_YOUR GOAL_
In the records below, count every line containing "this". Reply with the number only.

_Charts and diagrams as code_
■ ■ ■

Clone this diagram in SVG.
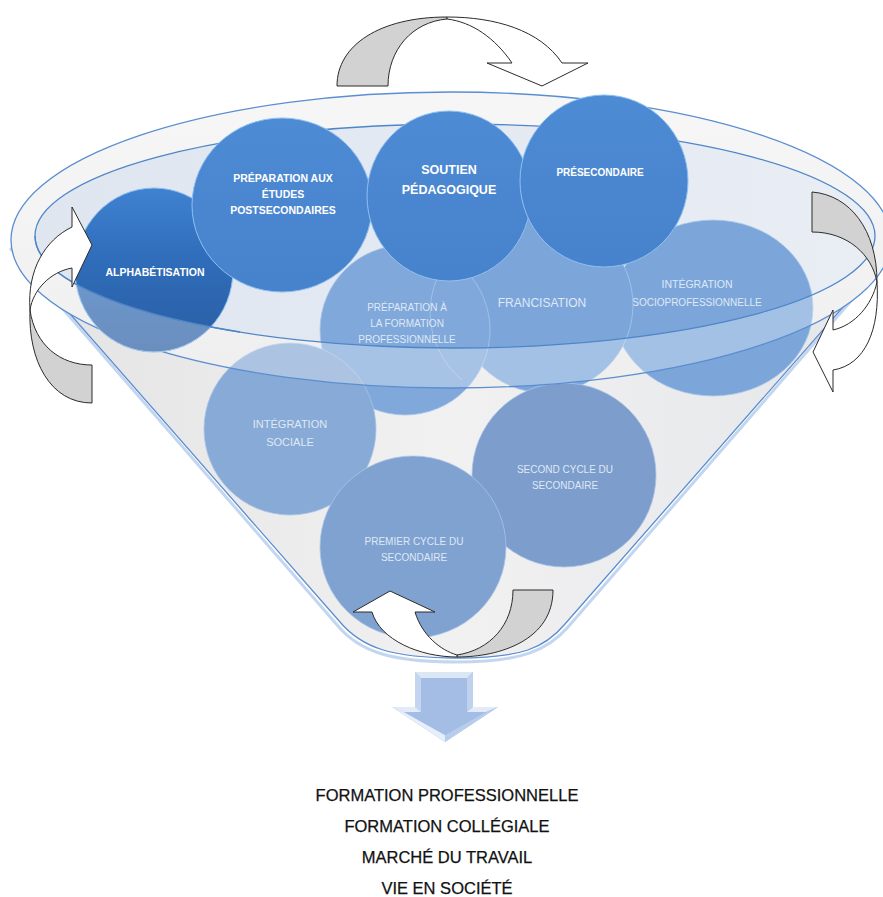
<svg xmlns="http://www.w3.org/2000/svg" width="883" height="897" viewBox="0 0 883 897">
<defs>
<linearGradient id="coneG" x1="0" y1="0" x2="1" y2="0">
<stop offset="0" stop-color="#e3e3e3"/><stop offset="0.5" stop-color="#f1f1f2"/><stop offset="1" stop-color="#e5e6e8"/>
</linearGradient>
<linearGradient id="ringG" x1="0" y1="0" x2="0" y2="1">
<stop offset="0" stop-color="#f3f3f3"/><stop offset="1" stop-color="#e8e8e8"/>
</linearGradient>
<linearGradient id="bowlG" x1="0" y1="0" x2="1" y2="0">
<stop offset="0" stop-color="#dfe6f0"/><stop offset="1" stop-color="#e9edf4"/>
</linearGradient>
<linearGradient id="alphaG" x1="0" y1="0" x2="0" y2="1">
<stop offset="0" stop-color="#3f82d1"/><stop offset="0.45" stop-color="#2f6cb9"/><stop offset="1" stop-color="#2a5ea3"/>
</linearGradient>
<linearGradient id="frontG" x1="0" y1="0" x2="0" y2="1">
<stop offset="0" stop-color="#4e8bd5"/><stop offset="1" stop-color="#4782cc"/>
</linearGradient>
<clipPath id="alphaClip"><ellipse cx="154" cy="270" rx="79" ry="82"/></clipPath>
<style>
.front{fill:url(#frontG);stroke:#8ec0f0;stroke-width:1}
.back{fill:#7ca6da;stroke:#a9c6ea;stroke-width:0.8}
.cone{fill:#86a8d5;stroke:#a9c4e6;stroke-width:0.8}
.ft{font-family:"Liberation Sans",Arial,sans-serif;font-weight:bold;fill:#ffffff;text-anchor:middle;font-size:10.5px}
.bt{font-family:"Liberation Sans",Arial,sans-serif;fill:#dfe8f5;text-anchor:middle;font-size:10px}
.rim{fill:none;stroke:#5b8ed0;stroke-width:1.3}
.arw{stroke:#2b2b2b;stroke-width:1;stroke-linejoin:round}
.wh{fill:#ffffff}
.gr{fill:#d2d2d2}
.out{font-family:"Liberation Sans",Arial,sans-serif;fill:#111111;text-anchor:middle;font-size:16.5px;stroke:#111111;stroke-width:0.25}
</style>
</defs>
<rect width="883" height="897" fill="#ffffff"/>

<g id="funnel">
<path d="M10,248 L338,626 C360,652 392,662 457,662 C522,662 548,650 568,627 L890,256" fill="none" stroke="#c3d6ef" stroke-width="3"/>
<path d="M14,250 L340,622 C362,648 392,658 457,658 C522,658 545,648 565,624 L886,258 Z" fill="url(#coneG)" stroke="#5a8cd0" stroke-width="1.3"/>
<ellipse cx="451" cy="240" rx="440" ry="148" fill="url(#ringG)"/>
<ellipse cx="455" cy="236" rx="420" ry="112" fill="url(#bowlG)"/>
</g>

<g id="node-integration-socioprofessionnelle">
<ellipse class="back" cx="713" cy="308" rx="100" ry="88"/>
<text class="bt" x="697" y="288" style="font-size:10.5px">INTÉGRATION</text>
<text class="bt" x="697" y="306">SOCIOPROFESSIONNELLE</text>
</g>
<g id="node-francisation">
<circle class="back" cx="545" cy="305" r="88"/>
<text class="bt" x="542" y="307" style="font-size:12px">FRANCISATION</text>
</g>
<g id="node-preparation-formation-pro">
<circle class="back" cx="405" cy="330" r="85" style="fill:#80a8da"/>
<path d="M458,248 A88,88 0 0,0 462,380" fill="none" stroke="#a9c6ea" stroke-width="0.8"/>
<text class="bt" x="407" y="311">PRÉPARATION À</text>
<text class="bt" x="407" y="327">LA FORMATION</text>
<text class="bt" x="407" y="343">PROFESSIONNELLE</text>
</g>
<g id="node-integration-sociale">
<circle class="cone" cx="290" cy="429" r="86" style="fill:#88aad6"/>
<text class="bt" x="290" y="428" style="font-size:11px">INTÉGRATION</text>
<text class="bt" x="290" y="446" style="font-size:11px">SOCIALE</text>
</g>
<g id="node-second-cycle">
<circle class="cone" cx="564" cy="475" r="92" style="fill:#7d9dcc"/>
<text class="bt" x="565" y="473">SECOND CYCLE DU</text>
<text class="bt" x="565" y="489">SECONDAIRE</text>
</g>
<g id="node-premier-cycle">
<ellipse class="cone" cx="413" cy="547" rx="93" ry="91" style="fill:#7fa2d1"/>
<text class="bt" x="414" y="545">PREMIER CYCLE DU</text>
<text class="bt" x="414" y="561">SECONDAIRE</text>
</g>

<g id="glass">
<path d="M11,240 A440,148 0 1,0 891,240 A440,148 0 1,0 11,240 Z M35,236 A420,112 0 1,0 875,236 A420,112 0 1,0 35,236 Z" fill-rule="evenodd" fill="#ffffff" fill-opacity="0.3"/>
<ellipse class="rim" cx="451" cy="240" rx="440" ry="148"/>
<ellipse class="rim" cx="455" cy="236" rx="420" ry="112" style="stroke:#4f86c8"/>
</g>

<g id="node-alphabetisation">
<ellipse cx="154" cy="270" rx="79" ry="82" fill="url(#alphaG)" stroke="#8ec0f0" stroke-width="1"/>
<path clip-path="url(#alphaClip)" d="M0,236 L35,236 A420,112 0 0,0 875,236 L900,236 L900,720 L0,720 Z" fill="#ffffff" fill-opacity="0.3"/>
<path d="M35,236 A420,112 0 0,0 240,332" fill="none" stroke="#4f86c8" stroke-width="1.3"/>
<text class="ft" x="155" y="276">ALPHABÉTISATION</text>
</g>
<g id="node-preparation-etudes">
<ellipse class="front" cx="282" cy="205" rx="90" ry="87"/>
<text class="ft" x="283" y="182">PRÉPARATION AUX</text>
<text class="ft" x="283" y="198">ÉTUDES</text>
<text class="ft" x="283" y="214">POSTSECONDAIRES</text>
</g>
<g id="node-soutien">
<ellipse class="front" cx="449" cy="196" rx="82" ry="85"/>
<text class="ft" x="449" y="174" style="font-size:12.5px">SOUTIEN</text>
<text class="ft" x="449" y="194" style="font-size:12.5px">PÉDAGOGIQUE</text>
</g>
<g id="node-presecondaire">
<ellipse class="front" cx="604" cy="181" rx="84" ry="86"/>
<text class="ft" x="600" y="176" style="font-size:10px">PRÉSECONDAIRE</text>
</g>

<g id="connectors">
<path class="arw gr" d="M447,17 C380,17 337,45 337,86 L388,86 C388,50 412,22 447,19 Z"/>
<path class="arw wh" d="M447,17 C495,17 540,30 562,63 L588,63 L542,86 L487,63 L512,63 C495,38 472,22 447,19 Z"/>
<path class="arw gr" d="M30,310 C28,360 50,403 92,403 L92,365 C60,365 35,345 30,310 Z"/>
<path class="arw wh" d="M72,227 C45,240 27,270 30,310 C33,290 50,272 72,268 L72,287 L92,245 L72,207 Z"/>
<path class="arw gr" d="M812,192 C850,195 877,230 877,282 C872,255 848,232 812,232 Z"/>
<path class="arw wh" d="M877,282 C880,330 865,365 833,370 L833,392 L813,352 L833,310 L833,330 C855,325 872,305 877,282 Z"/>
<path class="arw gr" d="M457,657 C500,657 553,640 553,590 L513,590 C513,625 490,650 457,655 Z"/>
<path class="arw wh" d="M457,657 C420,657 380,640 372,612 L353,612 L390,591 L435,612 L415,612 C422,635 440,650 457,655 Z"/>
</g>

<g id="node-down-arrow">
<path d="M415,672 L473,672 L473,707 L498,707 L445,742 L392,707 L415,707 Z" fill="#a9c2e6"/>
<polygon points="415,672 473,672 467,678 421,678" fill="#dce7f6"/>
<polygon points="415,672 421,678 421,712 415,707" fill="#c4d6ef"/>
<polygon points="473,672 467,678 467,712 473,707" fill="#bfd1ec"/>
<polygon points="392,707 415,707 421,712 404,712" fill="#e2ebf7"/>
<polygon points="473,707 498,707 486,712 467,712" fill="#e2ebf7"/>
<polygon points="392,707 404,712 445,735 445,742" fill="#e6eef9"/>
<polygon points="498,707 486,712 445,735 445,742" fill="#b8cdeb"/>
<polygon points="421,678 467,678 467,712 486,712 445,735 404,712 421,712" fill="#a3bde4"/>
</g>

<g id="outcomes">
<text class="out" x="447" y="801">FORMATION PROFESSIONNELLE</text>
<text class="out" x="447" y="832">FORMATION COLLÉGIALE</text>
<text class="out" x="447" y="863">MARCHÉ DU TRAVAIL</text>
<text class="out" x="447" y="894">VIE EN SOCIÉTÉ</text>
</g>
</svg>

■ ■ ■

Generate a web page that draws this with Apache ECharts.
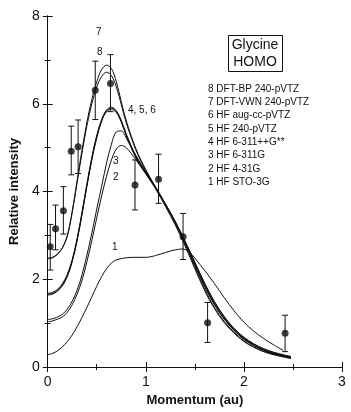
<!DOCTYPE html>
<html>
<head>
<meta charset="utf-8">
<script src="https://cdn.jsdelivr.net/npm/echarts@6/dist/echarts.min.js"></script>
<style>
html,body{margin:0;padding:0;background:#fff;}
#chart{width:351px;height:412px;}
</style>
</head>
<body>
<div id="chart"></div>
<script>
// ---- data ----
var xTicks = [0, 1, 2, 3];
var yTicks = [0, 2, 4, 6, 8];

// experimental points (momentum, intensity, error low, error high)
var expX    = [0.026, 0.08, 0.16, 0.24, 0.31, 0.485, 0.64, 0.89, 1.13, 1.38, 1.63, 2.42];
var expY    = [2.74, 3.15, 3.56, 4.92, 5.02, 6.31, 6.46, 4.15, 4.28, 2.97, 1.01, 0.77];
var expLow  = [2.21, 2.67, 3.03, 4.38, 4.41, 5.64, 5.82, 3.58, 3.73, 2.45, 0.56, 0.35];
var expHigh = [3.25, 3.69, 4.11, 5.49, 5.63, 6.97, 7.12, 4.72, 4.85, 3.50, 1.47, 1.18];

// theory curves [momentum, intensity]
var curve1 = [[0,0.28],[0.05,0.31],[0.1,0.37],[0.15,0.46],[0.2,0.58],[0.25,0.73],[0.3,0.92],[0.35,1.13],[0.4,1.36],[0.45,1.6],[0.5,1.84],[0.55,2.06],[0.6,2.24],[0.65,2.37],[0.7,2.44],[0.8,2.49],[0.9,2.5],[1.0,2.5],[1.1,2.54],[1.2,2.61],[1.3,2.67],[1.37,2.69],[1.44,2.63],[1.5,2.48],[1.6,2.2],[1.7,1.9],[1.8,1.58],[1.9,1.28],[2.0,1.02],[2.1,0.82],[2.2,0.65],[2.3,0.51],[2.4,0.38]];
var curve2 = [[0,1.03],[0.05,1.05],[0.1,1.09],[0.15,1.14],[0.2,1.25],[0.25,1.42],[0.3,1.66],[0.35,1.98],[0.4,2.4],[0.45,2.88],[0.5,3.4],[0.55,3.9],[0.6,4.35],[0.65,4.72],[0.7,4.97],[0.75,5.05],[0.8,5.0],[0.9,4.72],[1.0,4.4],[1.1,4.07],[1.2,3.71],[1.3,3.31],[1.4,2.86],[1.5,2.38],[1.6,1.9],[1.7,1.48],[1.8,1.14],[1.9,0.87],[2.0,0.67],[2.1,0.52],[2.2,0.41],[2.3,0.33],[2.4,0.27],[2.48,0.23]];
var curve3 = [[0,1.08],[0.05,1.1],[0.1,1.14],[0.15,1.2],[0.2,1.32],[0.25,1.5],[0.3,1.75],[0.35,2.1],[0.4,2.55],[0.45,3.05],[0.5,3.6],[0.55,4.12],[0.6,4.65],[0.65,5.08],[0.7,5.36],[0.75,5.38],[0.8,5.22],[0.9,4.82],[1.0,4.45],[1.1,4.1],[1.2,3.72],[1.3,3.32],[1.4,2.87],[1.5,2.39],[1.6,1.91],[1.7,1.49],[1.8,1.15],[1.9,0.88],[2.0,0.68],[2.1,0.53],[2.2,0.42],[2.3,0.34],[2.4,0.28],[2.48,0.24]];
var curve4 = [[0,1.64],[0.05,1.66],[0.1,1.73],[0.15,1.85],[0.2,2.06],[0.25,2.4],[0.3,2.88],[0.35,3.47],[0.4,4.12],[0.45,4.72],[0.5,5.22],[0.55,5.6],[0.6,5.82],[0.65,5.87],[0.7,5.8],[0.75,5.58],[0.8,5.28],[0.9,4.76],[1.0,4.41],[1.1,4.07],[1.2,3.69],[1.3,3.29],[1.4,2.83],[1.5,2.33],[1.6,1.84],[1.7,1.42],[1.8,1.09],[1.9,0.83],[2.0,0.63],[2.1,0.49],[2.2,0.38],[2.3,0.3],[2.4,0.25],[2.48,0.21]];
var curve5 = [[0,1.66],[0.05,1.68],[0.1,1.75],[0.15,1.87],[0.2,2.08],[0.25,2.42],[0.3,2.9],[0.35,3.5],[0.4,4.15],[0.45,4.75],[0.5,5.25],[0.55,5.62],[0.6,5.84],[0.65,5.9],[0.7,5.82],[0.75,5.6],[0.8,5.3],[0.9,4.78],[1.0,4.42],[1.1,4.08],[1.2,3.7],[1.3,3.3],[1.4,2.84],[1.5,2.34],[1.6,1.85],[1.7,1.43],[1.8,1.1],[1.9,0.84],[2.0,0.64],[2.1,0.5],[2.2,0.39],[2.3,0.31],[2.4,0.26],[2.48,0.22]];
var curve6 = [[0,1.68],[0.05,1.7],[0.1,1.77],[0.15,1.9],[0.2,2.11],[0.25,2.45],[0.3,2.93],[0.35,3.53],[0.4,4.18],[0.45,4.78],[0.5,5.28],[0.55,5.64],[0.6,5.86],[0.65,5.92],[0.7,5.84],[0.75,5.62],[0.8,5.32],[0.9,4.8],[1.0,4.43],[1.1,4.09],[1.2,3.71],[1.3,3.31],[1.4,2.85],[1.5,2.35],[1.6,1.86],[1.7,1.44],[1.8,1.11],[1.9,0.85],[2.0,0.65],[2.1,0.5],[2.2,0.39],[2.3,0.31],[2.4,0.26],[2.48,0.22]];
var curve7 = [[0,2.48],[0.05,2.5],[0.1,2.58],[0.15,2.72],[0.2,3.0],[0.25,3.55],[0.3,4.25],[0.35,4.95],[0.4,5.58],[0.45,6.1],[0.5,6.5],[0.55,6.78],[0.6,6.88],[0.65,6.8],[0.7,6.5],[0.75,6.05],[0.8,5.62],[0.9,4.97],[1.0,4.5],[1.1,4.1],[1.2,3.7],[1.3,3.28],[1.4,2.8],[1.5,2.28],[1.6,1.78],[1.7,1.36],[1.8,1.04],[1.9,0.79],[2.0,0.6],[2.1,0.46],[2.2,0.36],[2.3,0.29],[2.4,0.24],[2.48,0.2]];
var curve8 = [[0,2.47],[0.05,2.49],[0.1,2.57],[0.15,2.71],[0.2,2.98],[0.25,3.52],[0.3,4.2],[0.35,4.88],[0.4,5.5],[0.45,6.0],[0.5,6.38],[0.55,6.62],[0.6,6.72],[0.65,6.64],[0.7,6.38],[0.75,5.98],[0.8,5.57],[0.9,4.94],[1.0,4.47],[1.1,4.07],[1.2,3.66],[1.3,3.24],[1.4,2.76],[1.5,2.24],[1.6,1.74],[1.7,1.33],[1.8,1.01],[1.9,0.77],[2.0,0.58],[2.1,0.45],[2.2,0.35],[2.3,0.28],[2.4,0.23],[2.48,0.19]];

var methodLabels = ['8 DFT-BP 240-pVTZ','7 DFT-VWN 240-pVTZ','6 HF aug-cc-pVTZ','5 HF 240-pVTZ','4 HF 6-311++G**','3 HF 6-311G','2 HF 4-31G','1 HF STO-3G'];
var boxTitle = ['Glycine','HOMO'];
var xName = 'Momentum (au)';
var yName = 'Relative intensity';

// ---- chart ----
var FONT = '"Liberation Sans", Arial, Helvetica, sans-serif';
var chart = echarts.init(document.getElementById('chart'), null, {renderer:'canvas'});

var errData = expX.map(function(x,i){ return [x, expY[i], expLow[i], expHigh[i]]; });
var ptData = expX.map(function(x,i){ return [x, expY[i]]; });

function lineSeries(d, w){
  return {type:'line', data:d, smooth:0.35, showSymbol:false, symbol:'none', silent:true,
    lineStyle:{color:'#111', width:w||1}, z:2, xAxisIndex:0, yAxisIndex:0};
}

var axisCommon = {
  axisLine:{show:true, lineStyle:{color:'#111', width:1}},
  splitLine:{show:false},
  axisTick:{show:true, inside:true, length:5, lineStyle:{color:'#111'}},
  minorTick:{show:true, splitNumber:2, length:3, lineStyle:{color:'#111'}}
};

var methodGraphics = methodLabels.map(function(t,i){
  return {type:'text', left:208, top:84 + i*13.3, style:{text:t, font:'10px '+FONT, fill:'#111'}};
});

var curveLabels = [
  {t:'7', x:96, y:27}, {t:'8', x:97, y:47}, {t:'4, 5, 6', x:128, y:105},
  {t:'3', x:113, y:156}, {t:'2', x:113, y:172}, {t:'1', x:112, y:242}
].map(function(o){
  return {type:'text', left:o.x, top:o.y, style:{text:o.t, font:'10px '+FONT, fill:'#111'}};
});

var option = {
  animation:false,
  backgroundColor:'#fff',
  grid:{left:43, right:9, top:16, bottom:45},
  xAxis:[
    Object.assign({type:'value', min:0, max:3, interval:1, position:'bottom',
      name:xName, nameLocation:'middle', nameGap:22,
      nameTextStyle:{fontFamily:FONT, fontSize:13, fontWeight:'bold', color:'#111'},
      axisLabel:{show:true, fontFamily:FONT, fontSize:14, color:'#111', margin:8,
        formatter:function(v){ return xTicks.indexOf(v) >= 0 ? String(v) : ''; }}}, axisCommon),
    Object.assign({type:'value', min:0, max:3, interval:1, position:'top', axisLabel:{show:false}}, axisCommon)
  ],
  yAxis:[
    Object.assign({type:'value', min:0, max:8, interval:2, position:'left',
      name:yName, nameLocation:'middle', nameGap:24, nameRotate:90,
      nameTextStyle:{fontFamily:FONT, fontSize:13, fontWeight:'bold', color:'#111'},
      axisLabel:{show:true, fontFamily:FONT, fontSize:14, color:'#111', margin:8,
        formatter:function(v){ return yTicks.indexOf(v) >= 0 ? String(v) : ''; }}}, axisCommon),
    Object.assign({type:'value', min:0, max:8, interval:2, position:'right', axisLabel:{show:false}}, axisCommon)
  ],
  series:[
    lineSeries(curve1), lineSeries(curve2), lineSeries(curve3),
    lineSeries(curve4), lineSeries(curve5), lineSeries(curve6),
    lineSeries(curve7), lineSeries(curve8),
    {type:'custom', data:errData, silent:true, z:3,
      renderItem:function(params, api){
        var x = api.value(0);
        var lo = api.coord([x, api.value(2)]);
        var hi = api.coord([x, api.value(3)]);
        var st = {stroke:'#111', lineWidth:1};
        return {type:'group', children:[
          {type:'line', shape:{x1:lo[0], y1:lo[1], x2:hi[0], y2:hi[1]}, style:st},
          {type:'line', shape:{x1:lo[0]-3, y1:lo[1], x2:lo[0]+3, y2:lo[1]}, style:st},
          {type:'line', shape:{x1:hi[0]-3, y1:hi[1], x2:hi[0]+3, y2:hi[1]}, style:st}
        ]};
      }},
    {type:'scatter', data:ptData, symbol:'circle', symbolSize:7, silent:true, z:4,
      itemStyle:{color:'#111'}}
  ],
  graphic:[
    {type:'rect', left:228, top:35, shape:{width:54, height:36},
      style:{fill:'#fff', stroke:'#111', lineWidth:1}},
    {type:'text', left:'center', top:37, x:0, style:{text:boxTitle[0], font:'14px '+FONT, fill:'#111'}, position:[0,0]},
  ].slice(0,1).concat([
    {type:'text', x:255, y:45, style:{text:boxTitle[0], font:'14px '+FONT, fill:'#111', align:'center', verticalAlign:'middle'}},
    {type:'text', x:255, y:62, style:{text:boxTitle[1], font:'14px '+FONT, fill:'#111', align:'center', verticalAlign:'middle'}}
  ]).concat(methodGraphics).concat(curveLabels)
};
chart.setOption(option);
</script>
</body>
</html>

■ ■ ■

_THE COMPLETED TASK_
2